A district cannot predetermine services. The IEP team determines services. Therefore, districts are strongly encouraged to establish partnerships with the broader early learning community, especially Early Learning Initiative (ELI) programs or Early Childhood Education (ECE) programs (public preschool, not to be confused with the United States Department of Education (USDE) Office for Special Education Programs' (OSEP) definition of setting) within the district or ESC. Itinerant teacher services can be delivered in either ELI or ECE programs. Center-based preschool special education teachers can team teach with an ELI, ECE or child-care teacher. Either model will provide an early childhood education setting that fits the OSEP definition.
LRE does not consist of a mix of two or more options on the continuum. A child should not be enrolled in a public preschool program with itinerant services for half day and a preschool special education class the other half day, or LRE will be in question.
If a child is enrolled in a community preschool or childcare, the LRE discussion should consider if and how the child can continue in that setting with special education and/or related services being provided in that setting. Removal from the general preschool setting must be justified.

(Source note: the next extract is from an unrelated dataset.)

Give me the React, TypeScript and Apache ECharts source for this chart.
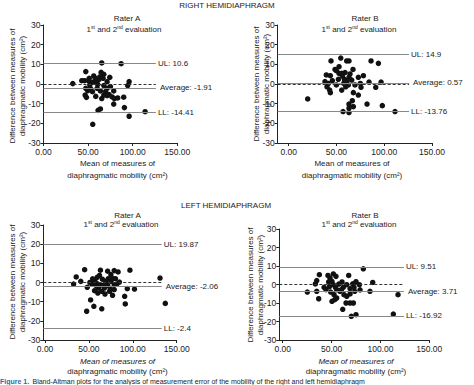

(See LRE Clarification available on the ODE Web site at http://education.ohio.gov, keyword search:preschool LRE. The May 2008 Update of the OSEP Policy Clarification (November 2006) Regarding Part B Educational Environments Data Collection for Children Ages 3-5 is included in the LRE Clarification document.
There are several basic models of service delivery to ensure that preschool children with disabilities are educated with their nondisabled peers.
The 8+8 model in which up to eight, age-eligible peers without disabilities or enrolled in a preschool special education classroom with eight of their peers who are disabled, as well as the current 6+6 model where six age-eligible peers without disabilities attend class with six children with disabilities, are possible center-based options that IDEA requirements regarding a continuum of placements (34 CFR §300.115) and education with nondisabled peers (34 CFR §300.114).
The 8+8 model represents the maximum number for any center-based preschool special education classroom. Districts may choose any combination up to 8+8. A minimum of six preschool children with disabilities must be enrolled for a center-based preschool special education teacher to be eligible for full unit funding.
If reverse mainstreaming (6+6, 7+7, or 8+8) is the only ECE model a district offers, additional alternatives such as team teaching or working with the broader early learning community to enroll non-disabled peers should be considered. The district must have at least one option (not necessarily operated by the district, but one the district can access easily) that meets the current ECE requirement in which at least 50 percent of the children enrolled do not have disabilities.
Districts are required to provide a free appropriate public education to children eligible for special education and/or related services. A child is not to be removed from the regular education environment unless the nature or severity of the disability is such that education in regular classes with the use of supplementary aids and service cannot be achieved satisfactorily.
The IEP conversation should begin with an examination of the supports and services the child needs, followed by a determination of whether those supports and services can be provided in the current setting through itinerant teacher services or a team teaching situation.
It must be evident that the continuum of service delivery options are available.
The continuum includes:
Center-based teacher services (one of the center-based options). This must meet the definition of an ECE setting (at least 50 percent enrollment of nondisabled peers); and
Itinerant teacher services.
APE and related services, as appropriate, shall be considered in conjunction with center-based or itinerant teacher services. Related services may be the only services provided if the team considers (and documents) the following:
The impact on the child’s participation and progress in the general early childhood curriculum;
The child’s socialization needs; and
The child’s education and developmental progress.
When only a related service is provided, the related service personnel are required to complete all assessment record reporting (Get It! Got It! Go! and the Ages and Stages Questionnaire: Social-Emotional) as well as progress monitoring with the Early Childhood Outcomes Summary form. Expectations regarding team input and working with the parents still apply to data collection.
Note: Related services are not defined as itinerant services under the continuum of services definition. Related services should be linked to the center-based or itinerant teacher services provided to the child’s educational program to achieve desired outcomes, which at a minimum are defined by the U.S. Office of Special Education Programs (OSEP):
Positive social-emotional skills (including social relationships);
Acquisition and use of knowledge and skills (including early language/communication and early literacy); and
Use of appropriate behaviors to meet the child's needs.
(D) Data reporting
(1)Each school district shall maintain an education management information system and submit data to the Ohio Department of Education pursuant to rule 3301-14-01 (Operation of the Education Management Information System (EMIS) of the Administrative Code).
Those with at least 50 percent enrollment of children without disabilities qualify as an ECE setting. However, if the child spends the majority of time in any setting that meets the definition of an ECE setting, such as a community child-care program, that child is considered to be in an ECE program and the majority of time in that setting must be reported. The data reported reflects where the child spends the majority of his or her time,not where special education services are delivered. If a child does not spend any part of the week in a setting where at least 50 percent of the enrollment are nondisabled peers, then one of the other LRE options is reported.
This is based on a 40-hour week as defined by OSEP. The 40-hour week was determined by OSEP so that calculations across states would be consistent.